Policing budgets vary in each city and what that city is deemed to need. Some costs are affected by what equipment that precinct uses and what training is required for it. In Pullman, equipment like drones and grenade launchers affect spending and what it is used for.
“The average funding for education has gone up by 6 percent, in the same period of time the average police spending has gone up by 141 percent,” Bowers said. “Just ignore the fact that [Pullman PD] puts grenade launchers in their vehicles … the problem is, as soon as you have it, then you have to justify it and have to use it.”
However, Pullman has been making considerable changes in light of the protests happening across the U.S.
David Makin is on the Pullman Police Advisory Committee and said there are two developing events planned around the Black Lives Matter movements.
One is to engage the WSU community in community-based policing. The second is realizing what public safety should look like in Pullman. They are tentatively scheduled for November as this develops.
Gary Jenkins, Pullman police chief for 10 years, said the Pullman Police Department has revised several policies in response to the BLM movement.
“We’re expediting the implementation of a couple of [policies]; one was an intervention policy for officers to intervene if they believe another officer is using excessive force,” Jenkins said. “We have already implemented that policy. Then the use of force is a part of our policy manual that we are again looking at the complete policy manual to revise.”
Stanton worked on crowd control in places like Portland and Eugene, Oregon. He said liability is a major issue when it comes to protests getting out of control.
“One of the main important things is the safety of protesters and police officers,” Stanton said. “Integrated tightly with that is the liability issues against both officers and agencies. No police officer or agency wants to show up on the front page of a newspaper showing an inappropriate use of force or power.”
Police departments also take steps to ensure proper documentation and video footage of events.
Stanton said police officers record and video events to prevent liability issues so that if something goes wrong, there is documentation of how it happened.
“Officers want to employ crowd control measures that are not harmful to citizens, if at all possible. They do not want to employ measures that would hurt peaceful protesters,” Stanton said. “They want to control some protesters in engaging in tactics that are harmful to both citizenry, police and public property.

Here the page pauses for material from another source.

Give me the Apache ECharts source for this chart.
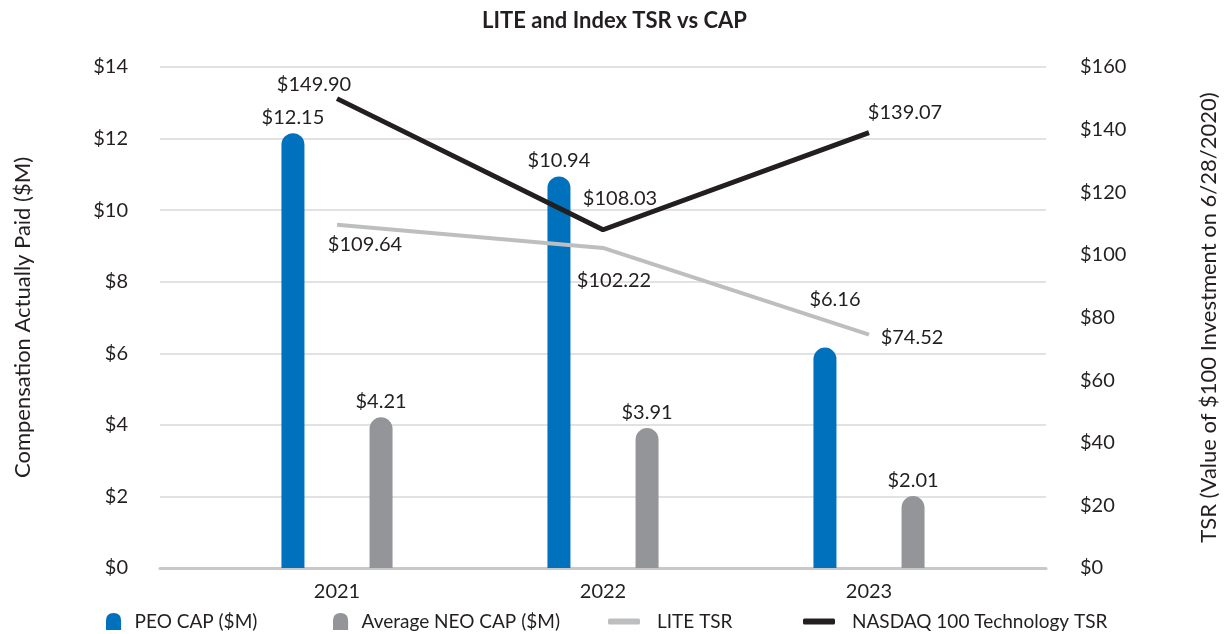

That is the goal of every crowd control team: to use the amount of force necessary to mitigate and deescalate the incident.”
Police departments have seen the changes demanded of them around the country, and many are making changes to address the problems that activists have pointed out.
Will Hausa, chairman of the Washington State Commission on African American Affairs, said the police abolition conversation should move to talk about generational wealth.
“How do we deal with these communities to where they’re actually sustainable? Where communities are not in poverty-stricken areas?” Hausa said. “Where there’s not a need for additional police presence because of things that happened as a result of poverty? We never really have those types of discussions about how we can make those communities better.”
There is also a citizen responsibility to enact change in police departments around the country.
Jenkins said communities should be working to enforce the change they want.
“Throughout my career, I’ve seen similar events. Back in the ’90s, it was Rodney King. We had Ferguson; now we have George Floyd,” Jenkins said. “Those communities need to figure out what they want from their law enforcement agencies, and if they don’t want the cuts, they need to let the city leaders know.”
Hausa said not much has changed from past civil rights movements, like the violent demonstrations of the ’50s and ’60s.
“If you look back at past movements, many of these, what we call riots or demonstrations were the results of police violence,” Hausa said. “Unfortunately, there hasn’t been enough change and that’s where we see this cycle … Police have not stopped killing people because they have body cameras on. We just get to see it now. So what have we actually changed?”